Why the other signals matter

Rating still counts for a lot, it's the clearest single public signal of how a business performs over time. Volume matters because a 5.0 average from three reviews isn't the same claim as a 4.7 average from four hundred, so we log-scale it rather than treat all counts as equal. Recency matters because ownership changes, staff turn over, and a business that was good two years ago may not be the business it is today. Completeness matters for a practical reason: an electrician without a working phone number or listed hours is harder to actually hire, no matter how good the reviews are.

The honest limits

We synthesise reviews, we don't republish them, and we always link back to Google so you can read the originals yourself and judge in context. Businesses with only a handful of recent reviews get a low-confidence score, and we label them as such rather than pretend a small sample carries the same weight as a large one. If a listing hasn't been reviewed in a long time, that shows up in a lower recency contribution, not a hidden penalty.

Paid placement and editorial picks

Scores are earned from this rubric and this data, full stop. They are never edited by hand. Where paid placement exists anywhere on this site, it is always labelled clearly and it never changes a business's score. Separately, any list where the picks or the order were reviewed or curated by an editor discloses that directly on the page, such as our best residential electrician list. If a page doesn't say that, the ranking came straight from the data.

Who's behind this

Malaysia Electrician Guide is published by MY Homee Guides. Adam founded MY Homee Guides after ten years working in the Klang Valley home service industry, and that time gave him a direct sense of what homeowners actually need when they're trying to find someone reliable to call. The directory is built from published review data and public business information, and rankings are earned by merit, not bought with marketing spend. Editorial oversight of these rankings sits with Adam, Managing Editor, who maintains the rubric and reviews how it's applied.
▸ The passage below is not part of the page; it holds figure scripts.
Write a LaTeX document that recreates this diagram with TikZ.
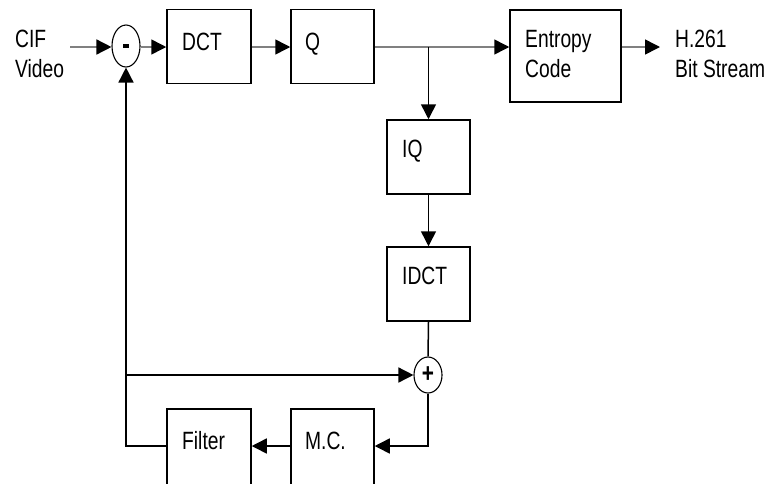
\documentclass[tikz,border=0pt]{standalone}
\usepackage{fontspec}
\setmainfont[FakeStretch=0.77]{Liberation Sans}
\usetikzlibrary{arrows.meta,shapes.geometric}
\begin{document}
\begin{tikzpicture}[x=1pt,y=-1pt,
  box/.style={draw,line width=1.5pt,rectangle,inner sep=0pt,minimum width=84pt,minimum height=74pt},
  sumnode/.style={draw,line width=1.1pt,ellipse,inner sep=0pt,minimum width=28pt,font=\fontsize{27}{27}\selectfont\bfseries},
  txt/.style={anchor=base west,inner sep=0pt,font=\fontsize{25}{30}\selectfont},
  tip/.style={-{Triangle[length=15pt,width=15pt,color=black]}},
  bline/.style={line width=1.5pt,black},
  gline/.style={line width=1.5pt,black!50}]
\useasboundingbox (0,0) rectangle (767,483);
\clip (0,0) rectangle (767,483);
% blocks
\node[sumnode,minimum height=42pt] (minus) at (126,46) {\rule{6pt}{4.5pt}};
\node[box] (dct) at (209,46.5) {};
\node[box,minimum width=83pt] (q) at (332.5,46.5) {};
\node[box,minimum width=111pt,minimum height=92pt] (ent) at (565.5,56) {};
\node[box,minimum width=83pt] (iq) at (428.5,157) {};
\node[box,minimum width=83pt] (idct) at (428.5,284) {};
\node[sumnode,minimum height=36pt] (plus) at (428,375) {+};
\node[box,minimum height=86pt] (filt) at (209,452) {};
\node[box,minimum width=83pt,minimum height=86pt] (mc) at (332.5,452) {};
% texts
\node[txt] (t1) at (15,47) {CIF};
\node[txt] (t2) at (15,77) {Video};
\node[txt] (t3) at (182,50) {DCT};
\node[txt] (t4) at (305,50) {Q};
\node[txt] (t5) at (525,47) {Entropy};
\node[txt] (t6) at (525,77) {Code};
\node[txt] (t7) at (675,47) {H.261};
\node[txt] (t8) at (675,77) {Bit Stream};
\node[txt] (t9) at (402,157) {IQ};
\node[txt] (t10) at (402,284) {IDCT};
\node[txt] (t11) at (182,449) {Filter};
\node[txt] (t12) at (305,449) {M.C.};
% helper coordinates
\coordinate (in) at (70,47);
\coordinate (br) at (428.5,47);
\coordinate (outc) at (660,47);
\coordinate (tap) at (126,375);
\coordinate (lowy) at (0,446);
% connectors
\draw[gline,tip] (in) -- (minus.west |- in);
\draw[gline,tip] (minus.east |- in) -- (dct.west |- in);
\draw[gline,tip] (dct.east |- in) -- (q.west |- in);
\draw[gline,tip] (q.east |- in) -- (ent.west |- in);
\draw[bline,tip] (br) -- (iq.north);
\draw[gline,tip] (ent.east |- in) -- (outc);
\draw[bline,tip] (iq.south) -- (idct.north);
\draw[bline] (idct.south) -- (plus.north);
\draw[bline,tip] (plus.south) |- (mc.east |- lowy);
\draw[bline,tip] (mc.west |- lowy) -- (filt.east |- lowy);
\draw[bline,tip] (filt.west |- lowy) -| (minus.south);
\draw[bline,tip] (tap) -- (plus.west);
\end{tikzpicture}
\end{document}
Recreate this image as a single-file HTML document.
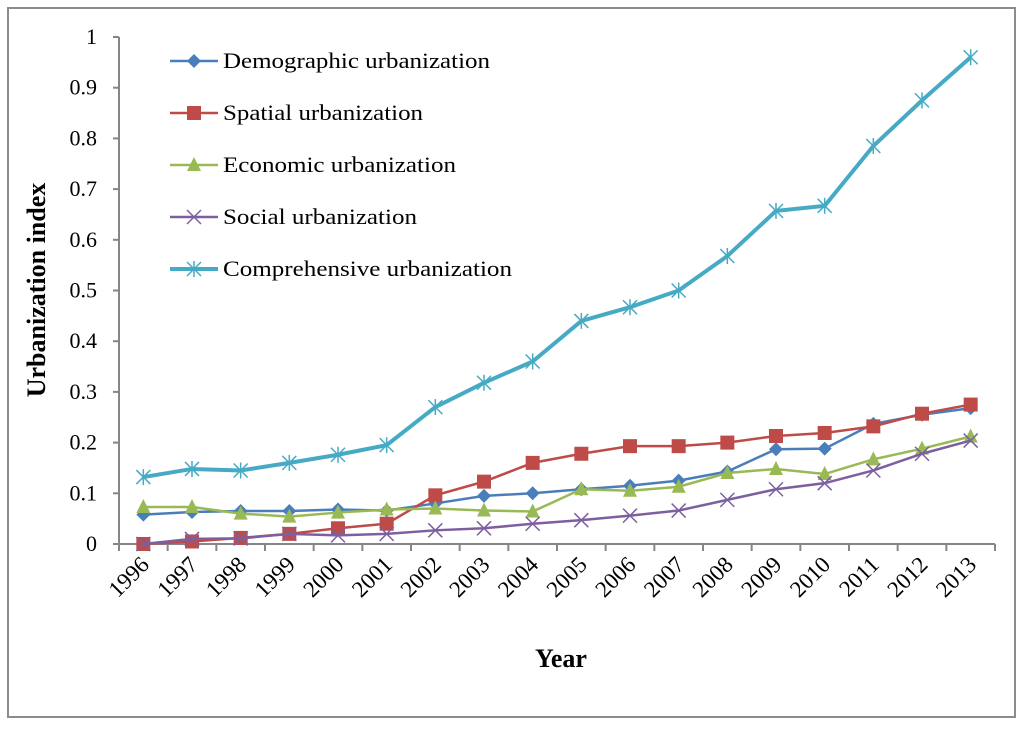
<!DOCTYPE html>
<html><head><meta charset="utf-8"><style>
body{margin:0;background:#fff}
svg text{font-family:"Liberation Serif",serif}
</style></head><body>
<svg width="1024" height="726">
<rect x="8" y="8" width="1007" height="709" fill="#fff" stroke="#8c8c8c" stroke-width="2"/>
<g id="g"></g>
</svg>
<script>
const years=["1996","1997","1998","1999","2000","2001","2002","2003","2004","2005","2006","2007","2008","2009","2010","2011","2012","2013"];
const demographic=[0.058,0.063,0.065,0.065,0.068,0.066,0.08,0.095,0.10,0.108,0.115,0.125,0.143,0.187,0.188,0.237,0.255,0.268];
const spatial=[0,0.005,0.012,0.02,0.031,0.04,0.096,0.123,0.16,0.178,0.193,0.193,0.2,0.213,0.219,0.232,0.257,0.275];
const economic=[0.073,0.073,0.06,0.054,0.062,0.068,0.07,0.066,0.064,0.108,0.105,0.113,0.14,0.148,0.138,0.167,0.188,0.212];
const social=[0,0.01,0.011,0.02,0.017,0.02,0.027,0.031,0.04,0.047,0.056,0.066,0.087,0.108,0.12,0.145,0.178,0.204];
const comprehensive=[0.132,0.148,0.145,0.16,0.176,0.195,0.27,0.318,0.36,0.44,0.467,0.5,0.568,0.657,0.667,0.785,0.875,0.96];
const yTicks=[0,0.1,0.2,0.3,0.4,0.5,0.6,0.7,0.8,0.9,1];
const yTickLabels=["0","0.1","0.2","0.3","0.4","0.5","0.6","0.7","0.8","0.9","1"];
const seriesNames=["Demographic urbanization","Spatial urbanization","Economic urbanization","Social urbanization","Comprehensive urbanization"];
const legendWidths=[267,200,233,194,289];

const NS="http://www.w3.org/2000/svg";
const g=document.getElementById('g');
const X0=119,X1=995,Y0=544,Y1=37;
const step=(X1-X0)/years.length;
const xs=i=>X0+step*(i+0.5);
const ys=v=>Y0-(Y0-Y1)*v;
function mk(t,a,txt){const e=document.createElementNS(NS,t);for(const k in a)e.setAttribute(k,a[k]);if(txt!=null)e.textContent=txt;g.appendChild(e);return e;}

let ax=mk('line',{x1:X0,y1:Y1,x2:X0,y2:Y0,stroke:'#868686','stroke-width':2});


ax=mk('line',{x1:X0,y1:Y0,x2:X1,y2:Y0,stroke:'#868686','stroke-width':2});


yTicks.forEach((v,i)=>{
  mk('line',{x1:X0-6,y1:ys(v),x2:X0,y2:ys(v),stroke:'#868686','stroke-width':2});
  const t=mk('text',{x:X0-22,y:ys(v)+7,'text-anchor':'end','font-size':22},yTickLabels[i]);
  
  
});
for(let i=0;i<=years.length;i++){const x=X0+step*i;mk('line',{x1:x,y1:Y0,x2:x,y2:Y0+7,stroke:'#868686','stroke-width':2});}
years.forEach((y,i)=>{
  const x=xs(i)+7,yy=Y0+22;
  const t=mk('text',{x:x,y:yy,'text-anchor':'end','font-size':23,transform:`rotate(-45 ${x} ${yy})`},y);
  
  
});
let tt=mk('text',{x:561,y:667,'text-anchor':'middle','font-size':26,'font-weight':'bold'},'Year');


tt=mk('text',{x:45,y:290,'text-anchor':'middle','font-size':26,'font-weight':'bold',transform:'rotate(-90 45 290)'},'Urbanization index');



function marker(type,x,y,c){
  if(type==='diamond')return mk('path',{d:`M${x} ${y-7}L${x+7} ${y}L${x} ${y+7}L${x-7} ${y}Z`,fill:c});
  if(type==='square')return mk('rect',{x:x-7,y:y-7,width:14,height:14,fill:c});
  if(type==='triangle')return mk('path',{d:`M${x} ${y-8}L${x+7} ${y+6}L${x-7} ${y+6}Z`,fill:c});
  if(type==='x')return mk('path',{d:`M${x-7} ${y-7}L${x+7} ${y+7}M${x+7} ${y-7}L${x-7} ${y+7}`,stroke:c,'stroke-width':1.5,fill:'none'});
  return mk('path',{d:`M${x-7} ${y-7}L${x+7} ${y+7}M${x+7} ${y-7}L${x-7} ${y+7}M${x} ${y-8}L${x} ${y+8}`,stroke:c,'stroke-width':1.5,fill:'none'});
}
const series=[
  [demographic,'#4a7ebb','diamond',2.5,'demographic'],
  [spatial,'#be4b48','square',2.5,'spatial'],
  [economic,'#98b954','triangle',2.5,'economic'],
  [social,'#7d5fa0','x',2.5,'social'],
  [comprehensive,'#46aac5','star',4,'comprehensive']];
series.forEach(([d,c,m,w,n])=>{
  const p=mk('polyline',{points:d.map((v,i)=>xs(i)+','+ys(v)).join(' '),fill:'none',stroke:c,'stroke-width':w});
  
  
  d.forEach((v,i)=>{const e=marker(m,xs(i),ys(v),c);
    
    });
});
series.forEach(([d,c,m,w,n],k)=>{
  const y=61+52*k;
  mk('line',{x1:170,y1:y,x2:218,y2:y,stroke:c,'stroke-width':w});
  marker(m,194,y,c);
  const t=mk('text',{x:223,y:y+7,'font-size':22,textLength:legendWidths[k],lengthAdjust:'spacingAndGlyphs'},seriesNames[k]);
  
  
});
</script>
</body></html>
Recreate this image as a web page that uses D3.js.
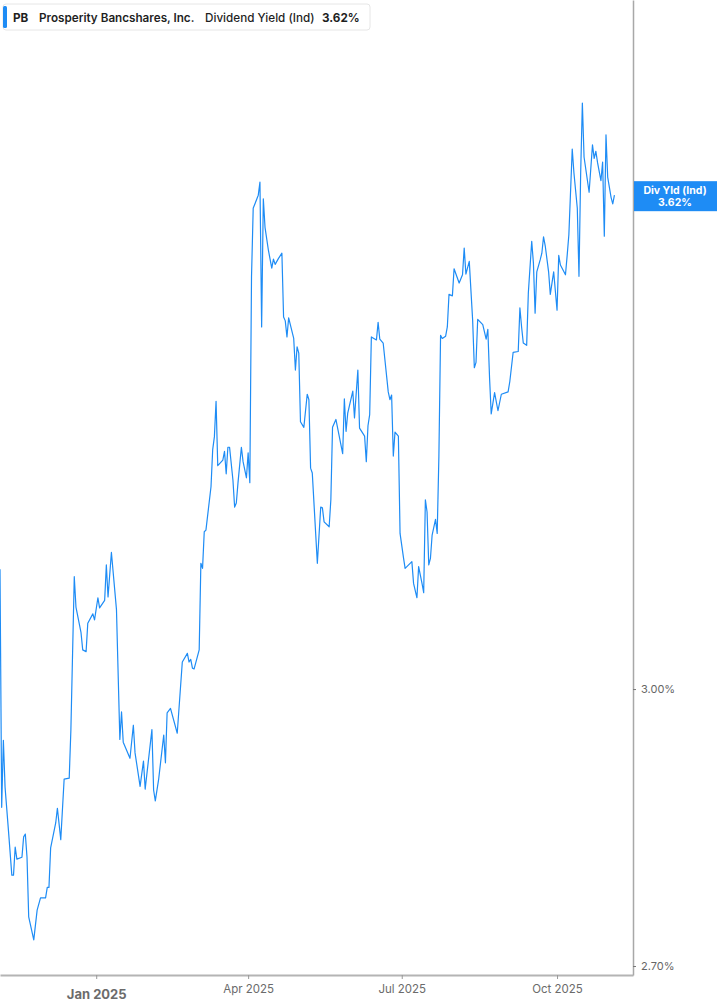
<!DOCTYPE html>
<html>
<head>
<meta charset="utf-8">
<script src="https://cdn.jsdelivr.net/npm/d3@7"></script>
<style>
    html, body { margin: 0; padding: 0; background: #fff; }
    svg { display: block; }
</style>
</head>
<body>
<div id="chart"></div>
<script>
// PB dividend yield (indicated), %
const dates = [
    "2024-11-05","2024-11-06","2024-11-07","2024-11-08","2024-11-10","2024-11-11","2024-11-12","2024-11-13","2024-11-14","2024-11-15",
    "2024-11-18","2024-11-19","2024-11-20","2024-11-21","2024-11-22","2024-11-25","2024-11-27","2024-11-29","2024-12-02","2024-12-03",
    "2024-12-04","2024-12-05","2024-12-08","2024-12-09","2024-12-11","2024-12-13","2024-12-16","2024-12-17","2024-12-19","2024-12-20",
    "2024-12-23","2024-12-24","2024-12-26","2024-12-27","2024-12-30","2024-12-31","2025-01-02","2025-01-03","2025-01-06","2025-01-07",
    "2025-01-08","2025-01-10","2025-01-13","2025-01-15","2025-01-16","2025-01-17","2025-01-21","2025-01-23","2025-01-24","2025-01-27",
    "2025-01-29","2025-01-30","2025-02-03","2025-02-04","2025-02-05","2025-02-07","2025-02-10","2025-02-11","2025-02-12","2025-02-14",
    "2025-02-18","2025-02-21","2025-02-24","2025-02-25","2025-02-26","2025-02-27","2025-02-28","2025-03-03","2025-03-04","2025-03-05",
    "2025-03-06","2025-03-07","2025-03-10","2025-03-11","2025-03-12","2025-03-13","2025-03-14","2025-03-17","2025-03-18","2025-03-19",
    "2025-03-20","2025-03-21","2025-03-23","2025-03-24","2025-03-25","2025-03-26","2025-03-28","2025-03-29","2025-03-31","2025-04-01",
    "2025-04-02","2025-04-03","2025-04-04","2025-04-07","2025-04-08","2025-04-09","2025-04-10","2025-04-11","2025-04-13","2025-04-15",
    "2025-04-16","2025-04-17","2025-04-19","2025-04-21","2025-04-22","2025-04-23","2025-04-24","2025-04-25","2025-04-28","2025-04-29",
    "2025-04-30","2025-05-01","2025-05-02","2025-05-04","2025-05-06","2025-05-07","2025-05-08","2025-05-09","2025-05-12","2025-05-14",
    "2025-05-15","2025-05-16","2025-05-19","2025-05-20","2025-05-21","2025-05-23","2025-05-27","2025-05-28","2025-05-29","2025-05-30",
    "2025-06-02","2025-06-03","2025-06-05","2025-06-06","2025-06-09","2025-06-10","2025-06-11","2025-06-12","2025-06-13","2025-06-16",
    "2025-06-17","2025-06-18","2025-06-20","2025-06-23","2025-06-24","2025-06-25","2025-06-26","2025-06-27","2025-06-29","2025-06-30",
    "2025-07-02","2025-07-03","2025-07-07","2025-07-08","2025-07-10","2025-07-11","2025-07-13","2025-07-14","2025-07-15","2025-07-16",
    "2025-07-17","2025-07-18","2025-07-19","2025-07-21","2025-07-22","2025-07-23","2025-07-24","2025-07-25","2025-07-27","2025-07-28",
    "2025-07-29","2025-07-31","2025-08-01","2025-08-04","2025-08-06","2025-08-07","2025-08-08","2025-08-10","2025-08-12","2025-08-13",
    "2025-08-14","2025-08-15","2025-08-18","2025-08-20","2025-08-21","2025-08-22","2025-08-23","2025-08-25","2025-08-27","2025-08-29",
    "2025-09-02","2025-09-03","2025-09-05","2025-09-08","2025-09-09","2025-09-10","2025-09-11","2025-09-13","2025-09-14","2025-09-16",
    "2025-09-17","2025-09-18","2025-09-19","2025-09-21","2025-09-22","2025-09-23","2025-09-24","2025-09-26","2025-09-27","2025-09-28",
    "2025-09-29","2025-10-01","2025-10-02","2025-10-03","2025-10-06","2025-10-07","2025-10-08","2025-10-10","2025-10-11","2025-10-13",
    "2025-10-14","2025-10-15","2025-10-16","2025-10-17","2025-10-20","2025-10-22","2025-10-23","2025-10-24","2025-10-25","2025-10-27",
    "2025-10-28","2025-10-29","2025-10-30","2025-10-31","2025-11-02","2025-11-03","2025-11-04"
];

const yields = [
    3.140,2.868,2.942,2.890,2.843,2.819,2.795,2.795,2.825,2.812,
    2.814,2.836,2.839,2.814,2.751,2.727,2.758,2.771,2.771,2.782,
    2.782,2.824,2.851,2.867,2.833,2.899,2.900,2.954,3.131,3.095,
    3.065,3.045,3.043,3.076,3.087,3.080,3.106,3.094,3.103,3.145,
    3.107,3.160,3.092,2.943,2.974,2.940,2.922,2.959,2.928,2.891,
    2.919,2.888,2.954,2.887,2.875,2.899,2.948,2.917,2.973,2.978,
    2.950,3.031,3.041,3.031,3.034,3.024,3.023,3.045,3.147,3.141,
    3.185,3.187,3.240,3.286,3.302,3.347,3.266,3.273,3.284,3.256,
    3.289,3.289,3.248,3.215,3.220,3.245,3.289,3.271,3.251,3.282,
    3.245,3.509,3.602,3.620,3.638,3.443,3.615,3.576,3.545,3.521,
    3.533,3.526,3.534,3.541,3.456,3.451,3.430,3.455,3.428,3.387,
    3.417,3.409,3.321,3.314,3.356,3.349,3.263,3.257,3.147,3.215,
    3.214,3.197,3.191,3.224,3.314,3.324,3.281,3.350,3.309,3.332,
    3.360,3.326,3.387,3.313,3.303,3.271,3.316,3.330,3.430,3.426,
    3.449,3.427,3.422,3.359,3.349,3.355,3.278,3.308,3.303,3.183,
    3.154,3.141,3.149,3.123,3.106,3.143,3.123,3.112,3.224,3.209,
    3.145,3.153,3.181,3.200,3.183,3.277,3.432,3.428,3.431,3.443,
    3.486,3.484,3.520,3.501,3.512,3.548,3.513,3.530,3.452,3.390,
    3.397,3.453,3.446,3.427,3.440,3.378,3.331,3.358,3.335,3.356,
    3.359,3.372,3.410,3.411,3.468,3.443,3.422,3.419,3.488,3.557,
    3.528,3.461,3.516,3.532,3.541,3.563,3.551,3.516,3.486,3.501,
    3.516,3.465,3.538,3.525,3.512,3.538,3.566,3.684,3.651,3.602,
    3.510,3.651,3.749,3.673,3.624,3.690,3.671,3.681,3.665,3.640,
    3.666,3.564,3.704,3.645,3.617,3.608,3.620
];

const xTickDates = ["2025-01-01", "2025-04-01", "2025-07-01", "2025-10-01"];
const yTickValues = [2.7, 3.0];
const xDomain = ["2024-11-05", "2025-11-15"];
const yDomain = [2.6908, 3.899];

const ticker = "PB";
const company = "Prosperity Bancshares, Inc.";
const metric = "Dividend Yield (Ind)";
const tagTitle = "Div Yld (Ind)";

const blue = "#1e8cf5";

class YieldChart {
    constructor(_parentElement, _dates, _values) {
        this.parentElement = _parentElement;
        const parse = d3.timeParse("%Y-%m-%d");
        this.data = _dates.map((d, i) => ({ date: parse(d), value: _values[i] }));
        this.initVis();
    }

    initVis() {
        const vis = this;
        const parse = d3.timeParse("%Y-%m-%d");

        vis.totalWidth = 717;
        vis.totalHeight = 1005;
        vis.margin = { top: 0, right: 84, bottom: 30, left: 0 };
        vis.width = vis.totalWidth - vis.margin.left - vis.margin.right;
        vis.height = vis.totalHeight - vis.margin.top - vis.margin.bottom;

        vis.svg = d3.select(vis.parentElement).append("svg")
            .attr("width", vis.totalWidth)
            .attr("height", vis.totalHeight)
            .style("font-family", "Inter, 'Noto Sans', sans-serif");

        vis.g = vis.svg.append("g")
            .attr("transform", `translate(${vis.margin.left},${vis.margin.top})`);

        vis.x = d3.scaleTime()
            .domain(xDomain.map(parse))
            .range([0, vis.width]);

        vis.y = d3.scaleLog()
            .domain(yDomain)
            .range([vis.height, 0]);

        vis.g.append("clipPath")
            .attr("id", "plot-clip")
            .append("rect")
            .attr("width", vis.width)
            .attr("height", vis.height);

        // bottom axis
        vis.xAxis = d3.axisBottom(vis.x)
            .tickValues(xTickDates.map(parse))
            .tickSize(4)
            .tickSizeOuter(0)
            .tickPadding(6)
            .tickFormat(d3.timeFormat("%b %Y"));

        const xg = vis.g.append("g")
            .attr("class", "x axis")
            .attr("transform", `translate(0,${vis.height})`)
            .call(vis.xAxis);
        xg.select(".domain").attr("stroke", "#b4b4b4").attr("stroke-width", 2);
        xg.selectAll(".tick line").attr("stroke", "#999");
        xg.selectAll(".tick text")
            .attr("fill", "#6b6b6b")
            .style("font-size", "11.5px")
            .style("font-family", "Inter, sans-serif");
        xg.selectAll(".tick text")
            .filter(d => d.getMonth() === 0)
            .attr("dy", "1.05em")
            .style("font-size", "13px")
            .style("font-weight", "700");

        // right axis
        vis.yAxis = d3.axisRight(vis.y)
            .tickValues(yTickValues)
            .tickSize(3)
            .tickSizeOuter(0)
            .tickPadding(5)
            .tickFormat(d => d3.format(".2f")(d) + "%");

        const yg = vis.g.append("g")
            .attr("class", "y axis")
            .attr("transform", `translate(${vis.width},0)`)
            .call(vis.yAxis);
        yg.select(".domain").attr("stroke", "#a8a8a8").attr("stroke-width", 1.5);
        yg.selectAll(".tick line").attr("stroke", "#777");
        yg.selectAll(".tick text")
            .attr("fill", "#666")
            .style("font-size", "11px")
            .style("font-family", "Inter, sans-serif");

        vis.updateVis();
    }

    updateVis() {
        const vis = this;

        const line = d3.line()
            .x(d => vis.x(d.date))
            .y(d => vis.y(d.value));

        vis.g.append("path")
            .datum(vis.data)
            .attr("clip-path", "url(#plot-clip)")
            .attr("fill", "none")
            .attr("stroke", blue)
            .attr("stroke-width", 1.2)
            .attr("stroke-linejoin", "round")
            .attr("d", line);

        const last = vis.data[vis.data.length - 1];
        const lastY = vis.y(last.value);
        const fmt = d => d3.format(".2f")(d) + "%";

        // value tag on the right axis
        const tag = vis.g.append("g")
            .attr("transform", `translate(${vis.width + 1},${lastY})`);
        tag.append("rect")
            .attr("x", 0)
            .attr("y", -14)
            .attr("width", vis.margin.right)
            .attr("height", 30)
            .attr("fill", blue);
        tag.append("text")
            .attr("x", 41)
            .attr("y", -1)
            .attr("text-anchor", "middle")
            .attr("fill", "#fff")
            .style("font-size", "10.5px")
            .style("font-weight", "700")
            .text(tagTitle);
        tag.append("text")
            .attr("x", 41)
            .attr("y", 11)
            .attr("text-anchor", "middle")
            .attr("fill", "#fff")
            .style("font-size", "10.5px")
            .style("font-weight", "700")
            .text(fmt(last.value));

        // legend box
        const legend = vis.svg.append("g").attr("transform", "translate(3,4)");
        legend.append("rect")
            .attr("width", 367)
            .attr("height", 26)
            .attr("rx", 3)
            .attr("fill", "#fff")
            .attr("stroke", "#e6e6e6");
        legend.append("rect")
            .attr("x", 0)
            .attr("y", 2)
            .attr("width", 4)
            .attr("height", 22)
            .attr("rx", 1.5)
            .attr("fill", blue);

        const items = [
            { text: ticker, x: 10, weight: 700 },
            { text: company, x: 36, weight: 600 },
            { text: metric, x: 202, weight: 500 },
            { text: fmt(last.value), x: 319, weight: 700 }
        ];
        legend.selectAll(".legend-text")
            .data(items)
            .enter().append("text")
            .attr("class", "legend-text")
            .attr("x", d => d.x)
            .attr("y", 17.5)
            .attr("fill", "#1f1f1f")
            .style("font-size", "11.7px")
            .style("font-weight", d => d.weight)
            .text(d => d.text);
    }
}

new YieldChart("#chart", dates, yields);
</script>
</body>
</html>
Data is refreshed and re-checked monthly, and each listing carries a "last verified" stamp so you can see the maintenance is active rather than a one-time snapshot. You can read more about the publisher at myhomee.my, or reach the team directly at hi@myhomee.my. You can also head back to the Malaysia Electrician Guide home page to browse listings.

FAQ

Can an electrician pay to improve their score?
No. Paid placement, where it exists on this site, is always labelled and never affects the composite score. Scores come only from the rubric and the underlying data.
Why does a business with a high star rating sometimes rank below one with a lower rating?
Because sentiment, the pattern in what recent reviews actually say, carries more weight than the raw star average. A business can hold a decent rating while recent reviews repeat the same complaint, and that pulls the score down even if the stars look fine.
What does a low-confidence label mean?
It means the business has too few recent reviews for the score to carry much statistical weight. We still calculate a score, but we flag it so you know the sample behind it is thin.
How often is the data updated?
The full dataset is refreshed monthly, and each listing shows a last verified date so you can see when it was last checked.